Educational Jargon

After a fantastic conference in Washington, DC with the National Center for Education Information and a nice holiday, I’m back. To ease back into things, I thought I’d have a little fun with educational jargon.

Yesterday, John Merrow blogged about “The Joys of Jargon.” He listed the most annoying buzzwords cited by educational reporters. At the top of the list: ‘at risk,’ ‘scaffolding,’ ‘value-added,’ ‘best practices,’ ‘state of the art,’ ‘laser-like focus,’ and ‘raising the bar.’ Merrow reports that the “absolute nails-on-the-blackboard term is ‘stakeholders.’”

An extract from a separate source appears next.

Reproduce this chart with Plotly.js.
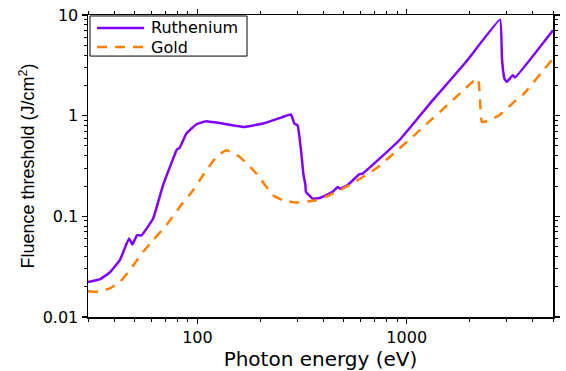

Merrow speculates on the reasons for all the educational jargon. Is it a lack of professional self-esteem, the need to sound like we know what we’re talking about when we really don’t, or is it something else?

I have no answers, but I know a productive professional development activity: taking a bit of jargon and engaging educators about what it means and what it looks like in practice. Pull together school principals, teachers, supervisors, staff developers and university faculty, and discuss something like “21st century learning.” What does it look like? What does it sound like? Really operationalizing these terms is necessary before groups can dig into school improvement efforts…because if we decide we’re going to move toward a “student-centered approach,” it’s ultimately best if we know what that really means.